I guess whether the TiDB optimizer has made optimizations for the second method, first adding the where condition to reduce the number of rows in the left join table, thereby reducing the cost of the left join.

translator_bot · June 22, 2024, 10:33pm

| username: Jolyne | Original post link

1.xls (11 KB)
2.xls (11.5 KB)

translator_bot · June 22, 2024, 10:33pm

| username: Kongdom | Original post link

If you see stats:pseudo, you can directly perform analyze on the table.

translator_bot · June 22, 2024, 10:33pm

| username: h5n1 | Original post link

Looking at the two plans, there is a difference in RPC time. Is the first slow SQL always executed first and then the second one? Is the first slow SQL still slow when executed the second time? Do you have other TiDB environments? Try importing the data of the two tables into other environments and see the execution results.

translator_bot · June 22, 2024, 10:33pm

| username: Jolyne | Original post link

With caching, queries are fast. It is possible that, as mentioned above, TiDB internally first adds the WHERE condition to reduce the number of rows in the left table of the LEFT JOIN, thereby reducing the cost of the LEFT JOIN.

translator_bot · June 22, 2024, 10:33pm

| username: h5n1 | Original post link

The number of actrows for the same operator in the two execution plans and the number of scanned keys are the same.

translator_bot · June 22, 2024, 10:33pm

| username: jansu-dev | Original post link

+1, it has little to do with join, the main issue lies in rpc_time;

rpc_time represents “the total time of sending Cop type RPC requests to TiKV,” recorded by merging runtime information in tikv-client go;
rpc_num represents “the number of the same RPC requests”;
rocksdb: {delete_skip_count …} : originates from protobuf, sent from TiKV → see definition
tikv_task: {time …} is also sent from TiKV, → see definition
This issue has only 1 rpc_num, indicating that the same request has varying execution times when performing tasks in TiKV;

Generally, there are two possible reasons for this issue:

Time is consumed by network jitter.
It is a long-tail situation where most requests are at the ms level, occasionally jumping to the s level. The proportion of s-level requests is not high and cannot be seen without changing the monitoring (p99, p999). However, from the related rocksdb information corresponding point of TiKV feedback, it is unlikely to be slow in the TiKV processing flow. In other words, the slowness occurs in grpc request end + network + grpc response end. It could be that rust grpc is slow (low probability), TiKV grpc goroutine is slow (low probability), or the network is jittery.

It seems that this situation should account for a small proportion of the total execution times of this SQL, right?

For network jitter, check ping latency.
If you want to investigate the execution of grpc request end and grpc response end in detail, you can look at the grpc panel under tikv-details in the TiKV test. You may need to modify the quantile curve to see extreme cases by changing the 99 line to 1.
If it can be reproduced stably, it is best to trace it.
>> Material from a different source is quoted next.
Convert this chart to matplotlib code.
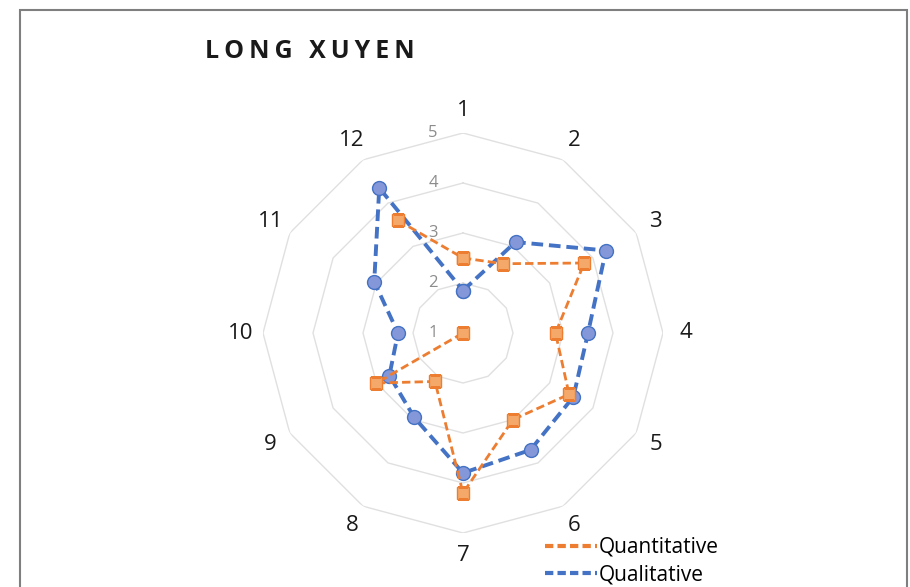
import numpy as np
import matplotlib
matplotlib.use("Agg")
import matplotlib.pyplot as plt
from matplotlib.lines import Line2D
from matplotlib.patches import Rectangle
from matplotlib.transforms import offset_copy

plt.rcParams['font.family'] = ['Open Sans', 'DejaVu Sans']

# datos
categories = ['1', '2', '3', '4', '5', '6', '7', '8', '9', '10', '11', '12']
quantitative = [2.5, 2.6, 3.8, 2.85, 3.45, 3.0, 4.2, 2.12, 3.0, 1.0, np.nan, 3.6]
qualitative = [1.85, 3.1, 4.3, 3.5, 3.55, 3.7, 3.8, 2.95, 2.7, 2.3, 3.05, 4.35]
rings = [1, 2, 3, 4, 5]
title = "LONG XUYEN"

orange = '#ED7D31'
blue = '#4472C4'

n = len(categories)
theta = np.arange(n) * 2 * np.pi / n
theta_c = np.append(theta, theta[0])

fig = plt.figure(figsize=(9.1, 5.87), dpi=100)

# marco
fig.patches.append(Rectangle((20 / 910, -0.05), 887 / 910, 1.05 - 10 / 587,
                             transform=fig.transFigure, fill=False,
                             edgecolor='#7f7f7f', linewidth=1.5))

ax = fig.add_axes([263 / 910, 54 / 587, 400 / 910, 400 / 587], projection='polar')
ax.set_theta_zero_location('N')
ax.set_theta_direction(-1)
ax.set_ylim(1, 5)
ax.set_yticks([])
ax.set_xticks([])
ax.grid(False)
ax.spines['polar'].set_visible(False)
ax.set_facecolor('none')

# rejilla poligonal (sin radios)
for r in rings[1:]:
    ax.plot(theta_c, np.full(n + 1, r), color='#e0e0e0', linewidth=1.0, zorder=1)

# etiquetas de los ejes
for t, lab in zip(theta, categories):
    ax.text(t, 5.45, lab, ha='center', va='center', fontsize=16, color='#1a1a1a')

# etiquetas radiales
trans = offset_copy(ax.transData, fig=fig, x=-30, y=0, units='dots')
for r in rings:
    ax.text(0, r, str(r), transform=trans, ha='center', va='center',
            fontsize=12, color='#8c8c8c')

q = np.append(quantitative, quantitative[0])
l = np.append(qualitative, qualitative[0])

ax.plot(theta_c, l, linestyle=(0, (3, 1.5)), color=blue, linewidth=2.8,
        marker='o', markersize=10, markerfacecolor='#8497D8',
        markeredgecolor=blue, markeredgewidth=1, zorder=3)
ax.plot(theta_c, q, linestyle=(0, (3, 1.5)), color=orange, linewidth=2.0,
        marker='s', markersize=9, markerfacecolor='#F4A96A',
        markeredgecolor=orange, markeredgewidth=1, zorder=4)

fig.text(205 / 910, 1 - 52 / 587, "\u2009".join(title), fontsize=18,
         fontweight='bold', color='#1a1a1a', ha='left', va='center')

handles = [Line2D([], [], color=orange, linestyle=(0, (2, 1)), linewidth=3),
           Line2D([], [], color=blue, linestyle=(0, (2, 1)), linewidth=3)]
fig.legend(handles, ['Quantitative', 'Qualitative'], loc='center left',
           bbox_to_anchor=(545 / 910, 1 - 561 / 587), frameon=False,
           fontsize=15, handlelength=2.5, handletextpad=0.1, labelspacing=0.3,
           borderaxespad=0, borderpad=0)

fig.savefig('out.png', dpi=100)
At the same time, observe which TiKV the request for this region is sent to, and then follow the request chain panel to see if there are any clues.

translator_bot · June 22, 2024, 10:33pm

| username: jansu-dev | Original post link

For example: In a static environment with only one request, the time obtained by subtracting TiKV Details → Grpc → grpc message duration from TiDB → KV request → KV request duration should correspond to rpc_time, but the production environment is relatively loaded.

You can first check the above information.

translator_bot · June 22, 2024, 10:33pm

| username: system | Original post link

This topic was automatically closed 60 days after the last reply. New replies are no longer allowed.